--- Start of DATA SEGMENT ---

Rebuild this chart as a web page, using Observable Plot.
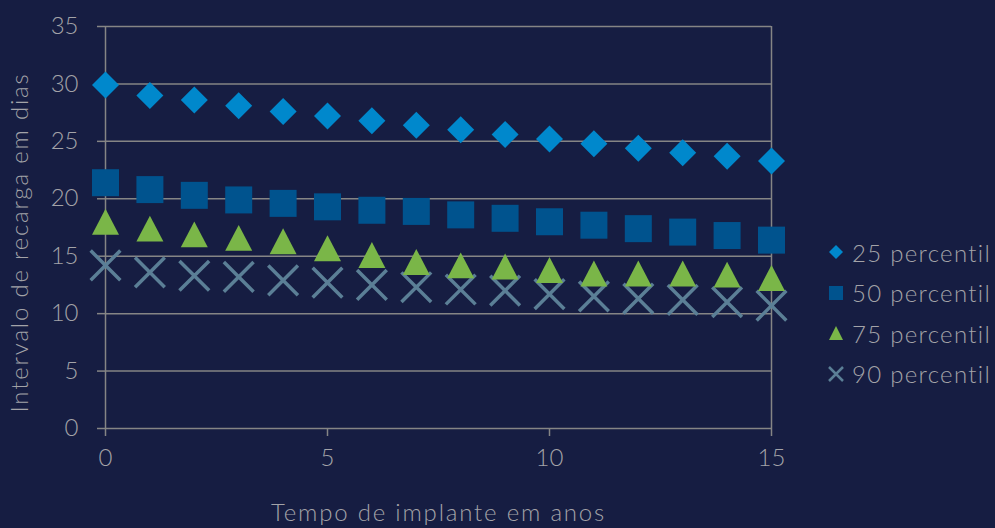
<!DOCTYPE html>
<html>
<head>
<meta charset="utf-8">
<script src="https://cdn.jsdelivr.net/npm/d3@7"></script>
<script src="https://cdn.jsdelivr.net/npm/@observablehq/plot@0.6"></script>
<style>
  html, body { margin: 0; padding: 0; background: #161d42; }
  #wrap { position: relative; width: 995px; height: 528px; overflow: hidden; background: #161d42; }
  #legend { position: absolute; left: 826px; top: 232px; font-family: Lato, "Open Sans", sans-serif; font-weight: 300; font-size: 24px; letter-spacing: 1.3px; color: #a3a3a8; }
  .row { height: 40.5px; display: flex; align-items: center; white-space: nowrap; }
  .row svg { width: 20px; height: 20px; margin-right: 6px; }
  svg [aria-label$="axis label"] { font-size: 24px; letter-spacing: 1.8px; }
  svg .ytitle text { letter-spacing: 1.8px; }
</style>
</head>
<body>
<div id="wrap"><div id="legend"></div></div>
<script>
const years = [0,1,2,3,4,5,6,7,8,9,10,11,12,13,14,15];
const p25 = [29.9,29.0,28.6,28.1,27.6,27.2,26.8,26.4,26.0,25.6,25.2,24.8,24.4,24.0,23.7,23.3];
const p50 = [21.4,20.8,20.3,19.9,19.6,19.3,19.0,18.9,18.6,18.3,18.0,17.7,17.4,17.1,16.8,16.4];
const p75 = [18.0,17.4,16.9,16.6,16.3,15.7,15.1,14.5,14.2,14.1,13.8,13.5,13.5,13.5,13.4,13.1];
const p90 = [14.2,13.6,13.3,13.2,12.9,12.7,12.5,12.3,12.1,12.0,11.7,11.5,11.3,11.2,11.0,10.7];
const seriesNames = ["25 percentil","50 percentil","75 percentil","90 percentil"];
const yTicks = [0,5,10,15,20,25,30,35];
const xTicks = [0,5,10,15];
const xTitle = "Tempo de implante em anos";
const yTitle = "Intervalo de recarga em dias";

const colors = ["#0088cc","#00538e","#7ab648","#5b7f96"];

const rOf = s => Math.sqrt(s / Math.PI);
const symDiamond = { draw(c, s) { const r = rOf(s); c.moveTo(0,-r); c.lineTo(r,0); c.lineTo(0,r); c.lineTo(-r,0); c.closePath(); } };
const symSquare = { draw(c, s) { const r = rOf(s); c.rect(-r,-r,2*r,2*r); } };
const symTriangle = { draw(c, s) { const r = rOf(s); c.moveTo(0,-r*0.96); c.lineTo(r,r*0.96); c.lineTo(-r,r*0.96); c.closePath(); } };
const symTimes = { draw(c, s) { const r = rOf(s) * 1.1; c.moveTo(-r,-r); c.lineTo(r,r); c.moveTo(r,-r); c.lineTo(-r,r); } };

const rows = (vals) => years.map((x, i) => ({x, y: vals[i]}));

const font = "Lato, 'Open Sans', sans-serif";
const textColor = "#a3a3a8";
const gridColor = "#858585";

const chart = Plot.plot({
  width: 995,
  height: 528,
  marginLeft: 105,
  marginRight: 224,
  marginTop: 26,
  marginBottom: 100,
  style: { background: "#161d42", color: textColor, fontFamily: font, fontSize: "24px", fontWeight: 300 },
  x: { domain: [0, 15] },
  y: { domain: [0, 35] },
  marks: [
    Plot.gridY(yTicks, { stroke: gridColor, strokeOpacity: 1, strokeWidth: 1.5 }),
    Plot.ruleX([0, 15], { stroke: gridColor, strokeWidth: 1.5 }),
    Plot.axisY(yTicks, { tickSize: 8, tickPadding: 19, stroke: gridColor, strokeWidth: 1.5, fill: textColor, fontSize: 24, label: null }),
    Plot.axisX(xTicks, { tickSize: 8, tickPadding: 12, stroke: gridColor, strokeWidth: 1.5, fill: textColor, fontSize: 24,
      label: xTitle, labelAnchor: "center", labelOffset: 92, labelArrow: "none" }),
    Plot.text([yTitle], { text: d => d, frameAnchor: "left", textAnchor: "middle", lineAnchor: "middle", rotate: -90, dx: -85, dy: 15, fontSize: 24, fill: textColor, className: "ytitle" }),
    Plot.dot(rows(p90), { x: "x", y: "y", symbol: symTimes, r: 13.5, stroke: colors[3], strokeWidth: 3.5, fill: "none" }),
    Plot.dot(rows(p75), { x: "x", y: "y", symbol: symTriangle, r: 13.5, fill: colors[2], stroke: "none" }),
    Plot.dot(rows(p50), { x: "x", y: "y", symbol: symSquare, r: 13.5, fill: colors[1], stroke: "none" }),
    Plot.dot(rows(p25), { x: "x", y: "y", symbol: symDiamond, r: 13.5, fill: colors[0], stroke: "none" })
  ]
});
document.getElementById("wrap").prepend(chart);

const icons = [
  `<polygon points="10,3 17,10 10,17 3,10" fill="${colors[0]}"/>`,
  `<rect x="3" y="3" width="14" height="14" fill="${colors[1]}"/>`,
  `<polygon points="10,3 17,17 3,17" fill="${colors[2]}"/>`,
  `<path d="M3,3L17,17M17,3L3,17" stroke="${colors[3]}" stroke-width="2.5"/>`
];
const legend = document.getElementById("legend");
seriesNames.forEach((n, i) => {
  const d = document.createElement("div");
  d.className = "row";
  d.innerHTML = `<svg viewBox="0 0 20 20">${icons[i]}</svg><span>${n}</span>`;
  legend.appendChild(d);
});
</script>
</body>
</html>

--- End of DATA SEGMENT ---

WHAT THIS TASK INVOLVES:
Go through the material above and print all of it exactly, except the pictures.

EXERCISE ANSWER:
Rebuild this chart as a web page, using Observable Plot.
<!DOCTYPE html>
<html>
<head>
<meta charset="utf-8">
<script src="https://cdn.jsdelivr.net/npm/d3@7"></script>
<script src="https://cdn.jsdelivr.net/npm/@observablehq/plot@0.6"></script>
<style>
  html, body { margin: 0; padding: 0; background: #161d42; }
  #wrap { position: relative; width: 995px; height: 528px; overflow: hidden; background: #161d42; }
  #legend { position: absolute; left: 826px; top: 232px; font-family: Lato, "Open Sans", sans-serif; font-weight: 300; font-size: 24px; letter-spacing: 1.3px; color: #a3a3a8; }
  .row { height: 40.5px; display: flex; align-items: center; white-space: nowrap; }
  .row svg { width: 20px; height: 20px; margin-right: 6px; }
  svg [aria-label$="axis label"] { font-size: 24px; letter-spacing: 1.8px; }
  svg .ytitle text { letter-spacing: 1.8px; }
</style>
</head>
<body>
<div id="wrap"><div id="legend"></div></div>
<script>
const years = [0,1,2,3,4,5,6,7,8,9,10,11,12,13,14,15];
const p25 = [29.9,29.0,28.6,28.1,27.6,27.2,26.8,26.4,26.0,25.6,25.2,24.8,24.4,24.0,23.7,23.3];
const p50 = [21.4,20.8,20.3,19.9,19.6,19.3,19.0,18.9,18.6,18.3,18.0,17.7,17.4,17.1,16.8,16.4];
const p75 = [18.0,17.4,16.9,16.6,16.3,15.7,15.1,14.5,14.2,14.1,13.8,13.5,13.5,13.5,13.4,13.1];
const p90 = [14.2,13.6,13.3,13.2,12.9,12.7,12.5,12.3,12.1,12.0,11.7,11.5,11.3,11.2,11.0,10.7];
const seriesNames = ["25 percentil","50 percentil","75 percentil","90 percentil"];
const yTicks = [0,5,10,15,20,25,30,35];
const xTicks = [0,5,10,15];
const xTitle = "Tempo de implante em anos";
const yTitle = "Intervalo de recarga em dias";

const colors = ["#0088cc","#00538e","#7ab648","#5b7f96"];

const rOf = s => Math.sqrt(s / Math.PI);
const symDiamond = { draw(c, s) { const r = rOf(s); c.moveTo(0,-r); c.lineTo(r,0); c.lineTo(0,r); c.lineTo(-r,0); c.closePath(); } };
const symSquare = { draw(c, s) { const r = rOf(s); c.rect(-r,-r,2*r,2*r); } };
const symTriangle = { draw(c, s) { const r = rOf(s); c.moveTo(0,-r*0.96); c.lineTo(r,r*0.96); c.lineTo(-r,r*0.96); c.closePath(); } };
const symTimes = { draw(c, s) { const r = rOf(s) * 1.1; c.moveTo(-r,-r); c.lineTo(r,r); c.moveTo(r,-r); c.lineTo(-r,r); } };

const rows = (vals) => years.map((x, i) => ({x, y: vals[i]}));

const font = "Lato, 'Open Sans', sans-serif";
const textColor = "#a3a3a8";
const gridColor = "#858585";

const chart = Plot.plot({
  width: 995,
  height: 528,
  marginLeft: 105,
  marginRight: 224,
  marginTop: 26,
  marginBottom: 100,
  style: { background: "#161d42", color: textColor, fontFamily: font, fontSize: "24px", fontWeight: 300 },
  x: { domain: [0, 15] },
  y: { domain: [0, 35] },
  marks: [
    Plot.gridY(yTicks, { stroke: gridColor, strokeOpacity: 1, strokeWidth: 1.5 }),
    Plot.ruleX([0, 15], { stroke: gridColor, strokeWidth: 1.5 }),
    Plot.axisY(yTicks, { tickSize: 8, tickPadding: 19, stroke: gridColor, strokeWidth: 1.5, fill: textColor, fontSize: 24, label: null }),
    Plot.axisX(xTicks, { tickSize: 8, tickPadding: 12, stroke: gridColor, strokeWidth: 1.5, fill: textColor, fontSize: 24,
      label: xTitle, labelAnchor: "center", labelOffset: 92, labelArrow: "none" }),
    Plot.text([yTitle], { text: d => d, frameAnchor: "left", textAnchor: "middle", lineAnchor: "middle", rotate: -90, dx: -85, dy: 15, fontSize: 24, fill: textColor, className: "ytitle" }),
    Plot.dot(rows(p90), { x: "x", y: "y", symbol: symTimes, r: 13.5, stroke: colors[3], strokeWidth: 3.5, fill: "none" }),
    Plot.dot(rows(p75), { x: "x", y: "y", symbol: symTriangle, r: 13.5, fill: colors[2], stroke: "none" }),
    Plot.dot(rows(p50), { x: "x", y: "y", symbol: symSquare, r: 13.5, fill: colors[1], stroke: "none" }),
    Plot.dot(rows(p25), { x: "x", y: "y", symbol: symDiamond, r: 13.5, fill: colors[0], stroke: "none" })
  ]
});
document.getElementById("wrap").prepend(chart);

const icons = [
  `<polygon points="10,3 17,10 10,17 3,10" fill="${colors[0]}"/>`,
  `<rect x="3" y="3" width="14" height="14" fill="${colors[1]}"/>`,
  `<polygon points="10,3 17,17 3,17" fill="${colors[2]}"/>`,
  `<path d="M3,3L17,17M17,3L3,17" stroke="${colors[3]}" stroke-width="2.5"/>`
];
const legend = document.getElementById("legend");
seriesNames.forEach((n, i) => {
  const d = document.createElement("div");
  d.className = "row";
  d.innerHTML = `<svg viewBox="0 0 20 20">${icons[i]}</svg><span>${n}</span>`;
  legend.appendChild(d);
});
</script>
</body>
</html>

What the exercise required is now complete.